_Your task_:
Word for word, print each line of the listing below; pictures stay out.

[begin Supplied information]

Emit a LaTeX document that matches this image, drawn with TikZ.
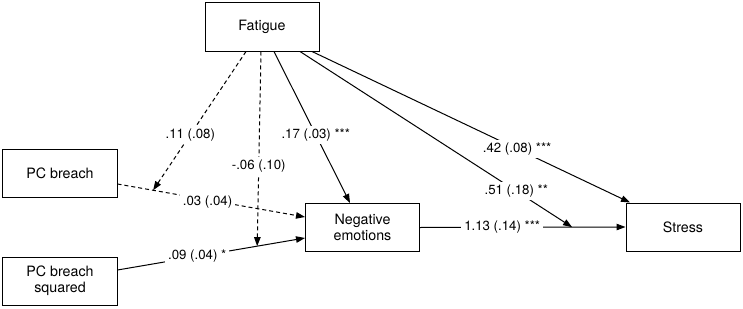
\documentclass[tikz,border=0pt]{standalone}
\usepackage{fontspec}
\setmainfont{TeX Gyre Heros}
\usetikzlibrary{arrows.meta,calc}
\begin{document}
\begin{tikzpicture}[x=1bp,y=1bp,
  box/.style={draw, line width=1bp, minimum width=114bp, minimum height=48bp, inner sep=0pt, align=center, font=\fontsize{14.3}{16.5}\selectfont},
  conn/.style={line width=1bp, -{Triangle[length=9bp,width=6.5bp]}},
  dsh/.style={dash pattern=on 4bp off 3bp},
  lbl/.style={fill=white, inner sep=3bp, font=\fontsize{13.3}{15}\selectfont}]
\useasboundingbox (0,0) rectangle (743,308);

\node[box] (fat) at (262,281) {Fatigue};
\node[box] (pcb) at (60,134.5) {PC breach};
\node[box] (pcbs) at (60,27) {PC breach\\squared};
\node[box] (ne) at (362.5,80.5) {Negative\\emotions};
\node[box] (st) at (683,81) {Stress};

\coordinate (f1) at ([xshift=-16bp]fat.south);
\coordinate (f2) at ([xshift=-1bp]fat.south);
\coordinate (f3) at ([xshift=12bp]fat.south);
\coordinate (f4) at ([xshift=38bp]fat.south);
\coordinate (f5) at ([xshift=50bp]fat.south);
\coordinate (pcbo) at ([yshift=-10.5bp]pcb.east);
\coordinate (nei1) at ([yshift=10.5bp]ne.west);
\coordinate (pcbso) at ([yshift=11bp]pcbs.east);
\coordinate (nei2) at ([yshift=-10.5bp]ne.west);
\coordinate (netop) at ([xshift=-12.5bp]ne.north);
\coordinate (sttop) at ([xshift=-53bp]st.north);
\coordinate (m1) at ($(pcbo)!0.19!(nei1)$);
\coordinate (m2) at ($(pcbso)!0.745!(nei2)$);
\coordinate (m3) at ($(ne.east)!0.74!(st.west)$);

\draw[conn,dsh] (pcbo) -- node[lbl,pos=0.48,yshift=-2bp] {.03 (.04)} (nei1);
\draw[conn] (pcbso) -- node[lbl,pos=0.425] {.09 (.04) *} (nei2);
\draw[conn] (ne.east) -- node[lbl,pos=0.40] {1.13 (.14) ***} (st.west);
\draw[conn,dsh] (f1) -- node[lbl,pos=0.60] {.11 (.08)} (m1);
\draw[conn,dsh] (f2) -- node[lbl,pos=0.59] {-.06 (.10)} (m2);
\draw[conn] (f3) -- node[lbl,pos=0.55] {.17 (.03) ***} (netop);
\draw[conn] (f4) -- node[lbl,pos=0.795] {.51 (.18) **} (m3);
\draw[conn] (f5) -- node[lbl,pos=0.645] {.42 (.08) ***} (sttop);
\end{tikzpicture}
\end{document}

[end Supplied information]

_Result below_:
Emit a LaTeX document that matches this image, drawn with TikZ.
\documentclass[tikz,border=0pt]{standalone}
\usepackage{fontspec}
\setmainfont{TeX Gyre Heros}
\usetikzlibrary{arrows.meta,calc}
\begin{document}
\begin{tikzpicture}[x=1bp,y=1bp,
  box/.style={draw, line width=1bp, minimum width=114bp, minimum height=48bp, inner sep=0pt, align=center, font=\fontsize{14.3}{16.5}\selectfont},
  conn/.style={line width=1bp, -{Triangle[length=9bp,width=6.5bp]}},
  dsh/.style={dash pattern=on 4bp off 3bp},
  lbl/.style={fill=white, inner sep=3bp, font=\fontsize{13.3}{15}\selectfont}]
\useasboundingbox (0,0) rectangle (743,308);

\node[box] (fat) at (262,281) {Fatigue};
\node[box] (pcb) at (60,134.5) {PC breach};
\node[box] (pcbs) at (60,27) {PC breach\\squared};
\node[box] (ne) at (362.5,80.5) {Negative\\emotions};
\node[box] (st) at (683,81) {Stress};

\coordinate (f1) at ([xshift=-16bp]fat.south);
\coordinate (f2) at ([xshift=-1bp]fat.south);
\coordinate (f3) at ([xshift=12bp]fat.south);
\coordinate (f4) at ([xshift=38bp]fat.south);
\coordinate (f5) at ([xshift=50bp]fat.south);
\coordinate (pcbo) at ([yshift=-10.5bp]pcb.east);
\coordinate (nei1) at ([yshift=10.5bp]ne.west);
\coordinate (pcbso) at ([yshift=11bp]pcbs.east);
\coordinate (nei2) at ([yshift=-10.5bp]ne.west);
\coordinate (netop) at ([xshift=-12.5bp]ne.north);
\coordinate (sttop) at ([xshift=-53bp]st.north);
\coordinate (m1) at ($(pcbo)!0.19!(nei1)$);
\coordinate (m2) at ($(pcbso)!0.745!(nei2)$);
\coordinate (m3) at ($(ne.east)!0.74!(st.west)$);

\draw[conn,dsh] (pcbo) -- node[lbl,pos=0.48,yshift=-2bp] {.03 (.04)} (nei1);
\draw[conn] (pcbso) -- node[lbl,pos=0.425] {.09 (.04) *} (nei2);
\draw[conn] (ne.east) -- node[lbl,pos=0.40] {1.13 (.14) ***} (st.west);
\draw[conn,dsh] (f1) -- node[lbl,pos=0.60] {.11 (.08)} (m1);
\draw[conn,dsh] (f2) -- node[lbl,pos=0.59] {-.06 (.10)} (m2);
\draw[conn] (f3) -- node[lbl,pos=0.55] {.17 (.03) ***} (netop);
\draw[conn] (f4) -- node[lbl,pos=0.795] {.51 (.18) **} (m3);
\draw[conn] (f5) -- node[lbl,pos=0.645] {.42 (.08) ***} (sttop);
\end{tikzpicture}
\end{document}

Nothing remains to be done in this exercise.